それにしたって、人のうわさも消えてしまう、と言われている七十五日も前から、桜の花の盛りを予想するなんてのはばかげているし、ましてや百五十日なんてのは常軌を逸している。

などと言っていられるのは、私が現代の太陽暦を使って生きているからで、当時の暦は陰暦である。
今のように、毎年、同じ日付のころに冬至が来て、立春が訪れ、春分の日がやって来るわけではない。
「四月の入学式のときは桜の花が満開ね!」
てなわけにはいかないのである。

なにしろ、陰暦のおそろしさといえば、わが国の勅撰和歌集のはじまり、「古今和歌集」が

年のうちに春は来にけり
ひととせを去年(こぞ)とやいはむ 今年とやいはむ

(いやはや、まだ十二月のうちに、立春がやってきてしまったぞ。
これから大晦日までの日、その年のできごとを、去年と言えばいいのだろうか、今年といえばいいのだろうか)

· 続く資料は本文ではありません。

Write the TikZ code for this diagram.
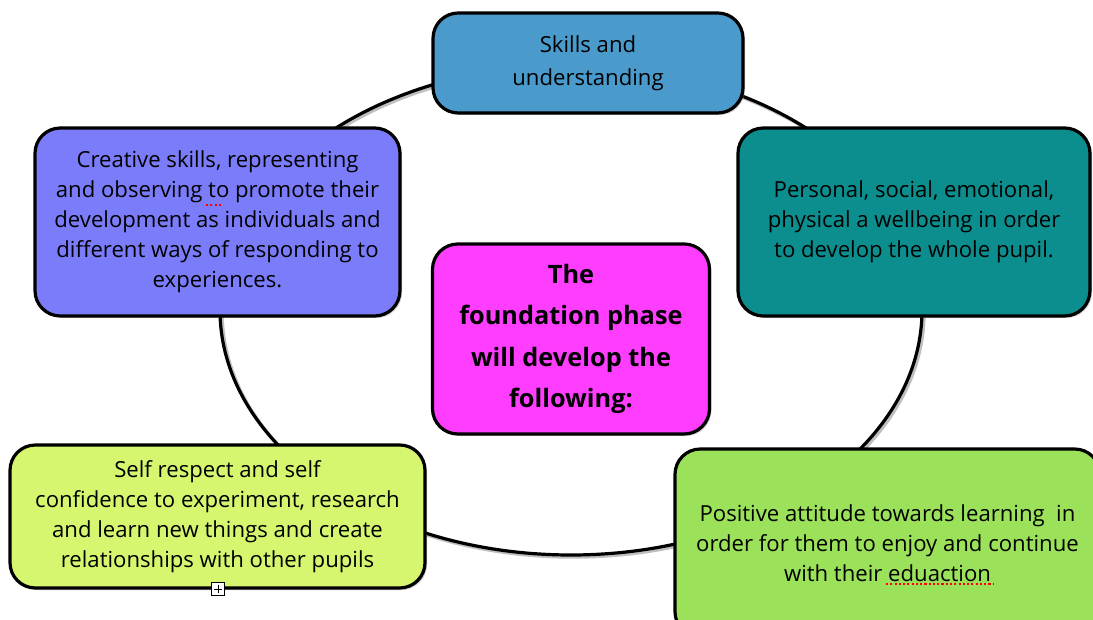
\documentclass[tikz,border=0pt]{standalone}
\usepackage{fontspec}
\setmainfont{Open Sans}
\usetikzlibrary{shadows}
\definecolor{cTop}{RGB}{74,154,203}
\definecolor{cPurple}{RGB}{123,124,250}
\definecolor{cTeal}{RGB}{13,142,142}
\definecolor{cMagenta}{RGB}{255,61,255}
\definecolor{cYellow}{RGB}{214,246,112}
\definecolor{cGreen}{RGB}{155,226,90}
\tikzset{
  boxstyle/.style={draw=black, line width=2.4pt, rounded corners=19pt, align=center,
    inner sep=0pt, font=\fontsize{16.6}{22.5}\selectfont,
    drop shadow={opacity=0.35, shadow xshift=1.5pt, shadow yshift=-1.5pt}},
  ringstyle/.style={draw=black, line width=2.4pt},
  ringshadow/.style={draw=black, opacity=0.25, line width=2.6pt},
  squiggle/.style={draw=red, line width=1.4pt, dash pattern=on 1.6pt off 1.6pt}
}
\begin{document}
\begin{tikzpicture}[x=0.75pt,y=-0.75pt]
\useasboundingbox (0,0) rectangle (1093,620);
\fill[white] (0,0) rectangle (1093,620);
\coordinate (ringc) at (571,310);
\coordinate (rings) at (573,312);
\draw[ringshadow] (rings) ellipse [x radius=351, y radius=245];
\draw[ringstyle] (ringc) ellipse [x radius=351, y radius=245];
\node[boxstyle, fill=cTop, minimum width=232.5pt, minimum height=75pt,
  font=\fontsize{16.6}{24.75}\selectfont] (skills) at (588,63)
  {Skills and\\understanding};
\node[boxstyle, fill=cPurple, minimum width=273.75pt, minimum height=141pt] (creative) at (217.5,222)
  {Creative skills, representing\\and observing to promote their\\development as individuals and\\different ways of responding to\\experiences.};
\node[boxstyle, fill=cTeal, minimum width=264pt, minimum height=141pt] (personal) at (914,222)
  {Personal, social, emotional,\\physical a wellbeing in order\\to develop the whole pupil.};
\node[boxstyle, fill=cMagenta, minimum width=207.75pt, minimum height=142.5pt,
  font=\fontsize{19}{31}\selectfont\bfseries] (centre) at (571,339)
  {The\\foundation phase\\will develop the\\following:};
\node[boxstyle, fill=cYellow, minimum width=311.25pt, minimum height=107.25pt] (self) at (217.5,516.5)
  {Self respect and self\\confidence to experiment, research\\and learn new things and create\\relationships with other pupils};
\node[boxstyle, fill=cGreen, minimum width=318.75pt, minimum height=141pt] (positive) at (887.5,543)
  {Positive attitude towards learning\ \ in\\order for them to enjoy and continue\\with their eduaction};
\draw[squiggle] (206,205) -- (222,205);
\draw[squiggle] (886,584) -- (993,584);
\node[draw=black, fill=white, line width=0.6pt, minimum size=10pt, inner sep=0pt] (plusbox) at (218,589) {};
\draw[line width=0.6pt] ([yshift=-2pt]plusbox.north) -- ([yshift=2pt]plusbox.south)
  ([xshift=2pt]plusbox.west) -- ([xshift=-2pt]plusbox.east);
\end{tikzpicture}
\end{document}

などという歌が、巻頭、第一首目を飾っておるくらいでありますからなあ。
というわけで、桜の開花も太陽暦に合わせて考えようとして、こんな日数計算も出てくるんでしょうな。

ちなみに「暦(こよみ)」という言葉は「日読み(かよみ)」から来ておる言葉と言われております。

しかし、それはそれとして、この兼好氏の「日読み」は、あまりにも計算が出鱈目過ぎやしないかい?